The Teav family normally used Sriracha and hoisin to enhance the dish, but Kunthara removed those condiments from the table and replaced them with a jar of the Cambodian-inspired sauce made with chile peppers and packed with crunchy bits of fried garlic. After months of practice, Kunthara had finally perfected the recipe, taking what was an already stellar dish to new heights. Even now, almost 30 years later, the siblings still remember the day that transformative sauce changed their world and eventually inspired them to launch Mama Teav’s, the popular Bay Area chili crisp.

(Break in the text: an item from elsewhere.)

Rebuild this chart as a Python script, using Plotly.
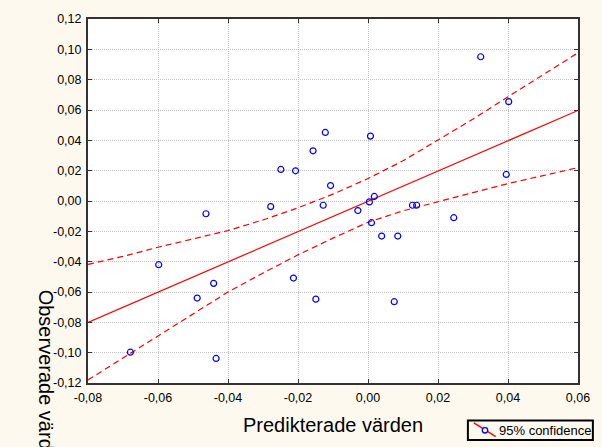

For the past three years, the sibling founders behind Mama Teav’s have kept busy as they’ve steadily grown their business from a tiny apartment operation in Oakland to a mini chili crisp empire. Locals will spot jars of Mama Teav’s chili crisp tucked within specialty shops like Earthen in SF and trendy Bay Area restaurants including Joodooboo in Oakland and Lunette inside San Francisco’s Ferry Building. And they’re only expanding…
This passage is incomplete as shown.